## [Data block]
________

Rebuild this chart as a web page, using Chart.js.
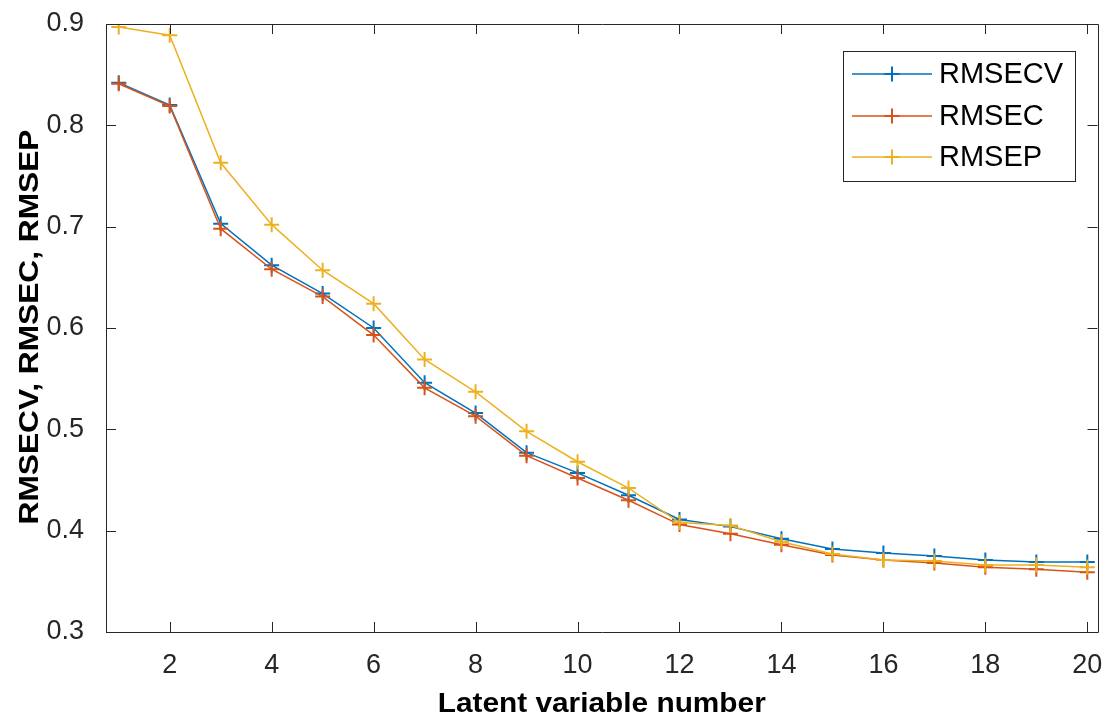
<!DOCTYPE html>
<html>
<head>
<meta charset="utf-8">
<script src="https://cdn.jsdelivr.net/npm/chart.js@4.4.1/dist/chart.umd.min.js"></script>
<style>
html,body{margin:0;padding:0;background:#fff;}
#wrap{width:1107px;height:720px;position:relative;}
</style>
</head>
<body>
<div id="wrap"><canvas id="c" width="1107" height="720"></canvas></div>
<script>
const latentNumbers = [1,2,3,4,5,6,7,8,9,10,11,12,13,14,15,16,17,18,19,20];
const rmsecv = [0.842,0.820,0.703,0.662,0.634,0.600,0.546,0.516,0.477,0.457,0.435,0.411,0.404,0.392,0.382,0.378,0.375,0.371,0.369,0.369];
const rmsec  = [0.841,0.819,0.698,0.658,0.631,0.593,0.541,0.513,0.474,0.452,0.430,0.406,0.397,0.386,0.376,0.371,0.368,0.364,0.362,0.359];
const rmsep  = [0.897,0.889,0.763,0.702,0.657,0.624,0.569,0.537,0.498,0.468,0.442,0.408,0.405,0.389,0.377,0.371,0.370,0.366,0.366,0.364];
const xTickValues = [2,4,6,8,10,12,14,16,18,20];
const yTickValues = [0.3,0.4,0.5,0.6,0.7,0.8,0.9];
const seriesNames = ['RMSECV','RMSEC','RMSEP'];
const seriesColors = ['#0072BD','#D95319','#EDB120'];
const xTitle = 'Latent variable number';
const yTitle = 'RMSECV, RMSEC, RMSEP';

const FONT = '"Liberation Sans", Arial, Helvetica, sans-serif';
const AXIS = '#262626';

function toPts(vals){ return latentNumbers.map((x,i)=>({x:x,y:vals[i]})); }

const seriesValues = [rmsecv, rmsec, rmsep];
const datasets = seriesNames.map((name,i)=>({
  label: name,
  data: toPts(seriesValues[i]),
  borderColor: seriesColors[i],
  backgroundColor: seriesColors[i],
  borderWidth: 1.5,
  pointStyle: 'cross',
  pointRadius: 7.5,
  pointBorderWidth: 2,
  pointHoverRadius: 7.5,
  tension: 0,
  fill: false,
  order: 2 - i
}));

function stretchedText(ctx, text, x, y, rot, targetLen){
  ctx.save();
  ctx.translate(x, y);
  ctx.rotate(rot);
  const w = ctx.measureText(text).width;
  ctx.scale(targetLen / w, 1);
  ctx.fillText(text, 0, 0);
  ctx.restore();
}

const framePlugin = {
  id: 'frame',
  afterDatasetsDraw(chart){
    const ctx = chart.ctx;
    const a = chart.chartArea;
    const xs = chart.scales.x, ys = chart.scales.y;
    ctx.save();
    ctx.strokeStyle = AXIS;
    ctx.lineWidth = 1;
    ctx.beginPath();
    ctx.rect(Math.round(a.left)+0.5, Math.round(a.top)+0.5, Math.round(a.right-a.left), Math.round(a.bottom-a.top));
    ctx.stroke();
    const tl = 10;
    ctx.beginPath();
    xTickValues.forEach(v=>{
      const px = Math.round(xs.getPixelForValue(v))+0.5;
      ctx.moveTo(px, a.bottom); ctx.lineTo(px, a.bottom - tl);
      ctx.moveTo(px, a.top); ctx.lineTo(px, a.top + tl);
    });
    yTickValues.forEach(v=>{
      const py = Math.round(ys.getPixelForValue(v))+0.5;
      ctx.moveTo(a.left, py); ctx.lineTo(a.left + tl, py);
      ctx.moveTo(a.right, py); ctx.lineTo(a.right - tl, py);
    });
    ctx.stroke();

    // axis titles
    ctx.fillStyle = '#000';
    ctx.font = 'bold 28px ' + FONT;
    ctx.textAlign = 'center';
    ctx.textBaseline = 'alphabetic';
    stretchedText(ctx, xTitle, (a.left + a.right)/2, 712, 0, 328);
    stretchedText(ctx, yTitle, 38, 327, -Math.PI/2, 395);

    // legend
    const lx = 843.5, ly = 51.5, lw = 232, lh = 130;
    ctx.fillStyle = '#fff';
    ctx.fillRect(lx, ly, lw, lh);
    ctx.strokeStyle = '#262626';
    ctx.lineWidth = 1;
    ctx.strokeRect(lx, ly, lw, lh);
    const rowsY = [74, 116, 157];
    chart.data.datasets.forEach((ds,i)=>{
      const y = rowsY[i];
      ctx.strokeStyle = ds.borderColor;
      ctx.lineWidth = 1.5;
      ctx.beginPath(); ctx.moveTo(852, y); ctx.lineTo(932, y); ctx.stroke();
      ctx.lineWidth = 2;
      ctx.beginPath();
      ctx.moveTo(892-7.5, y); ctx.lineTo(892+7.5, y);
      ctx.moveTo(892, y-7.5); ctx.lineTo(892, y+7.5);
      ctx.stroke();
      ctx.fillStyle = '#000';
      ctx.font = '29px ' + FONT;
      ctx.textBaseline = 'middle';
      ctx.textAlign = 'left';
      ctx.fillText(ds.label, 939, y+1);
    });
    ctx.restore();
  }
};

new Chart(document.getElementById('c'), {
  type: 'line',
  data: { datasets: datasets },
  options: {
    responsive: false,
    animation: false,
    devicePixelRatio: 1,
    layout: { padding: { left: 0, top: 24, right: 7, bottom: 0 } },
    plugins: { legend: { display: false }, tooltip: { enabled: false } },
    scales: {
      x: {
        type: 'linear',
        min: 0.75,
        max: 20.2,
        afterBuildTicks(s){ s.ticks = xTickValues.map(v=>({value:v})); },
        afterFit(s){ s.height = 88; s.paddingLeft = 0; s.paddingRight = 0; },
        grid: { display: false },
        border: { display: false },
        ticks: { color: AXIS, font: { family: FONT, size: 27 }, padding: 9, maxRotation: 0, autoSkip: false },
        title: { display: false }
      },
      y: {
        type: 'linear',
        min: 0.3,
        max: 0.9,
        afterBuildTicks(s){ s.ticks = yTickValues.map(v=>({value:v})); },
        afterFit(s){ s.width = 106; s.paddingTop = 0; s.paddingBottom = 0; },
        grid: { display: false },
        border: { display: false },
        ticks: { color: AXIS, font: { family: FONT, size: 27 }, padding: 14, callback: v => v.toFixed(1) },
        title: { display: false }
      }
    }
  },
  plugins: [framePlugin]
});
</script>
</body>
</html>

________

## [Exercise description]
Copy the listing word for word, excluding its pictures.

## [Task solution]
Rebuild this chart as a web page, using Chart.js.
<!DOCTYPE html>
<html>
<head>
<meta charset="utf-8">
<script src="https://cdn.jsdelivr.net/npm/chart.js@4.4.1/dist/chart.umd.min.js"></script>
<style>
html,body{margin:0;padding:0;background:#fff;}
#wrap{width:1107px;height:720px;position:relative;}
</style>
</head>
<body>
<div id="wrap"><canvas id="c" width="1107" height="720"></canvas></div>
<script>
const latentNumbers = [1,2,3,4,5,6,7,8,9,10,11,12,13,14,15,16,17,18,19,20];
const rmsecv = [0.842,0.820,0.703,0.662,0.634,0.600,0.546,0.516,0.477,0.457,0.435,0.411,0.404,0.392,0.382,0.378,0.375,0.371,0.369,0.369];
const rmsec  = [0.841,0.819,0.698,0.658,0.631,0.593,0.541,0.513,0.474,0.452,0.430,0.406,0.397,0.386,0.376,0.371,0.368,0.364,0.362,0.359];
const rmsep  = [0.897,0.889,0.763,0.702,0.657,0.624,0.569,0.537,0.498,0.468,0.442,0.408,0.405,0.389,0.377,0.371,0.370,0.366,0.366,0.364];
const xTickValues = [2,4,6,8,10,12,14,16,18,20];
const yTickValues = [0.3,0.4,0.5,0.6,0.7,0.8,0.9];
const seriesNames = ['RMSECV','RMSEC','RMSEP'];
const seriesColors = ['#0072BD','#D95319','#EDB120'];
const xTitle = 'Latent variable number';
const yTitle = 'RMSECV, RMSEC, RMSEP';

const FONT = '"Liberation Sans", Arial, Helvetica, sans-serif';
const AXIS = '#262626';

function toPts(vals){ return latentNumbers.map((x,i)=>({x:x,y:vals[i]})); }

const seriesValues = [rmsecv, rmsec, rmsep];
const datasets = seriesNames.map((name,i)=>({
  label: name,
  data: toPts(seriesValues[i]),
  borderColor: seriesColors[i],
  backgroundColor: seriesColors[i],
  borderWidth: 1.5,
  pointStyle: 'cross',
  pointRadius: 7.5,
  pointBorderWidth: 2,
  pointHoverRadius: 7.5,
  tension: 0,
  fill: false,
  order: 2 - i
}));

function stretchedText(ctx, text, x, y, rot, targetLen){
  ctx.save();
  ctx.translate(x, y);
  ctx.rotate(rot);
  const w = ctx.measureText(text).width;
  ctx.scale(targetLen / w, 1);
  ctx.fillText(text, 0, 0);
  ctx.restore();
}

const framePlugin = {
  id: 'frame',
  afterDatasetsDraw(chart){
    const ctx = chart.ctx;
    const a = chart.chartArea;
    const xs = chart.scales.x, ys = chart.scales.y;
    ctx.save();
    ctx.strokeStyle = AXIS;
    ctx.lineWidth = 1;
    ctx.beginPath();
    ctx.rect(Math.round(a.left)+0.5, Math.round(a.top)+0.5, Math.round(a.right-a.left), Math.round(a.bottom-a.top));
    ctx.stroke();
    const tl = 10;
    ctx.beginPath();
    xTickValues.forEach(v=>{
      const px = Math.round(xs.getPixelForValue(v))+0.5;
      ctx.moveTo(px, a.bottom); ctx.lineTo(px, a.bottom - tl);
      ctx.moveTo(px, a.top); ctx.lineTo(px, a.top + tl);
    });
    yTickValues.forEach(v=>{
      const py = Math.round(ys.getPixelForValue(v))+0.5;
      ctx.moveTo(a.left, py); ctx.lineTo(a.left + tl, py);
      ctx.moveTo(a.right, py); ctx.lineTo(a.right - tl, py);
    });
    ctx.stroke();

    // axis titles
    ctx.fillStyle = '#000';
    ctx.font = 'bold 28px ' + FONT;
    ctx.textAlign = 'center';
    ctx.textBaseline = 'alphabetic';
    stretchedText(ctx, xTitle, (a.left + a.right)/2, 712, 0, 328);
    stretchedText(ctx, yTitle, 38, 327, -Math.PI/2, 395);

    // legend
    const lx = 843.5, ly = 51.5, lw = 232, lh = 130;
    ctx.fillStyle = '#fff';
    ctx.fillRect(lx, ly, lw, lh);
    ctx.strokeStyle = '#262626';
    ctx.lineWidth = 1;
    ctx.strokeRect(lx, ly, lw, lh);
    const rowsY = [74, 116, 157];
    chart.data.datasets.forEach((ds,i)=>{
      const y = rowsY[i];
      ctx.strokeStyle = ds.borderColor;
      ctx.lineWidth = 1.5;
      ctx.beginPath(); ctx.moveTo(852, y); ctx.lineTo(932, y); ctx.stroke();
      ctx.lineWidth = 2;
      ctx.beginPath();
      ctx.moveTo(892-7.5, y); ctx.lineTo(892+7.5, y);
      ctx.moveTo(892, y-7.5); ctx.lineTo(892, y+7.5);
      ctx.stroke();
      ctx.fillStyle = '#000';
      ctx.font = '29px ' + FONT;
      ctx.textBaseline = 'middle';
      ctx.textAlign = 'left';
      ctx.fillText(ds.label, 939, y+1);
    });
    ctx.restore();
  }
};

new Chart(document.getElementById('c'), {
  type: 'line',
  data: { datasets: datasets },
  options: {
    responsive: false,
    animation: false,
    devicePixelRatio: 1,
    layout: { padding: { left: 0, top: 24, right: 7, bottom: 0 } },
    plugins: { legend: { display: false }, tooltip: { enabled: false } },
    scales: {
      x: {
        type: 'linear',
        min: 0.75,
        max: 20.2,
        afterBuildTicks(s){ s.ticks = xTickValues.map(v=>({value:v})); },
        afterFit(s){ s.height = 88; s.paddingLeft = 0; s.paddingRight = 0; },
        grid: { display: false },
        border: { display: false },
        ticks: { color: AXIS, font: { family: FONT, size: 27 }, padding: 9, maxRotation: 0, autoSkip: false },
        title: { display: false }
      },
      y: {
        type: 'linear',
        min: 0.3,
        max: 0.9,
        afterBuildTicks(s){ s.ticks = yTickValues.map(v=>({value:v})); },
        afterFit(s){ s.width = 106; s.paddingTop = 0; s.paddingBottom = 0; },
        grid: { display: false },
        border: { display: false },
        ticks: { color: AXIS, font: { family: FONT, size: 27 }, padding: 14, callback: v => v.toFixed(1) },
        title: { display: false }
      }
    }
  },
  plugins: [framePlugin]
});
</script>
</body>
</html>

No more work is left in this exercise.